Cargo cult democracy in Afghanistan

Just after World War II a number of cargo cults started in the South Seas. During the war they had seen airplanes arrive with cargo to equip the troops. Once the war ended the troops left and the cargo stopped arriving. Seeking to remedy the situation they created airstrips. They carved headphones from wood and wore them while sitting in bamboo control towers. They waved the landing signals while standing on the runways. They lit signal fires and torches to light up runways. But it didn’t work. No airplanes landed. These cargo cults followed all the apparent precepts and forms of aviation, but they missed something essential, because the planes didn’t land.
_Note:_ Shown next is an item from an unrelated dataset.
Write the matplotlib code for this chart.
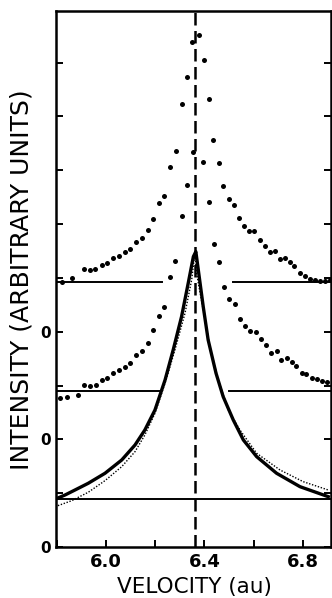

A similar thing is happening in Afghanistan. There is a cult that has created ballot boxes and ballot papers. They’ve created polling stations and electoral registers. They’ve even created an electoral commission. And they think democracy will magically come to Afghanistan. But it’s not working. They’ve missed something essential.

  1. Nick Webb
    Sep 16, 2009 at 10:20

    What do you think they’re missing?

  2. Martin Budden
    Sep 18, 2009 at 17:18

    Democracy is a system of government. That system contains many parts, including an electoral system. The electoral system is an important part of democracy, but by no means the only part. Students of political science may argue about the details, but all will agree that a democracy must contain at least some of the following: rule of law, an independent judiciary, vesting of power in elected officials, freedom of speech and association, a credible opposition, a free press and a bureaucracy that is not too corrupt. Of these rule of law is the most important: if voters’ safety and freedom from intimidation cannot be guaranteed then any vote is a sham.

    For me the acid test of a democracy is this: can the people in power be removed without violence?

    And that’s where it really falls down in Afghanistan. There is absolutely no possibility of democracy until the Afghans are asked the fundamental question: “Do you want the occupying forces to leave the country?”